British archaeologist and documentary filmmaker

Peter Sommer is a British archaeologist, television director and producer, and tour operator.

The documentaries he has worked on include Tales from the Green Valley, a 12 part series about life on a farm in the year 1620 shown on BBC2 in 2005, Weapons That Made Britain shown on Channel 4, Britain's Finest Castles and Britain's Finest Ancient Monuments (Channel Five), Millennium: A thousand years of history (BBC/CNN), Commanding Heights: the Battle for the World Economy (PBS/BBC) and In the Footsteps of Alexander the Great (BBC/PBS).

Sommer received a first-class degree in Ancient History and Archaeology following by an MPhil. from Birmingham University, before embarking on a PhD. at University College London.

In 1994, Sommer walked 2,000 miles across Turkey, from Troy to the site of the battle of Issus, retracing the route of Alexander the Great. For this journey he received The Explorers Club of America Young Expeditioners’ award.

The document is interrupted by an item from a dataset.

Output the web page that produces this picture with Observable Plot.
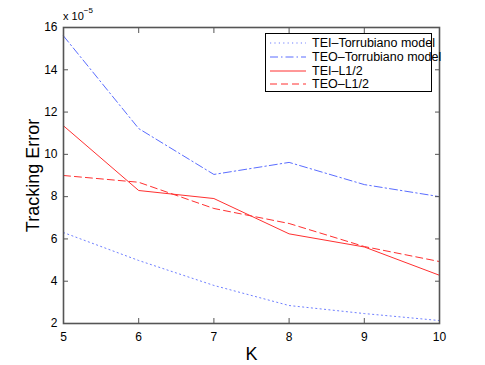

A freelance writer, who has written on topics including travel, archaeology, and documentary making, Sommer also heads a British tour operator, Peter Sommer Travels, which specialises in expert-led cultural and archaeological tours. Sommer lives in Monmouthshire in Wales.

==Awards and recognition==
Sommer was awarded the Learning on Screen Award in 2006 by the British Universities Film & Video Council, for the BBC TV series Tales from the Green Valley. The travel company he founded, Peter Sommer Travels, won the Tour Operator of the Year Gold Award in 2016, 2018 and 2023 and the Silver Award in 2017, 2019, 2020 and 2024, given by AITO, The (Association of Independent Tour Operators).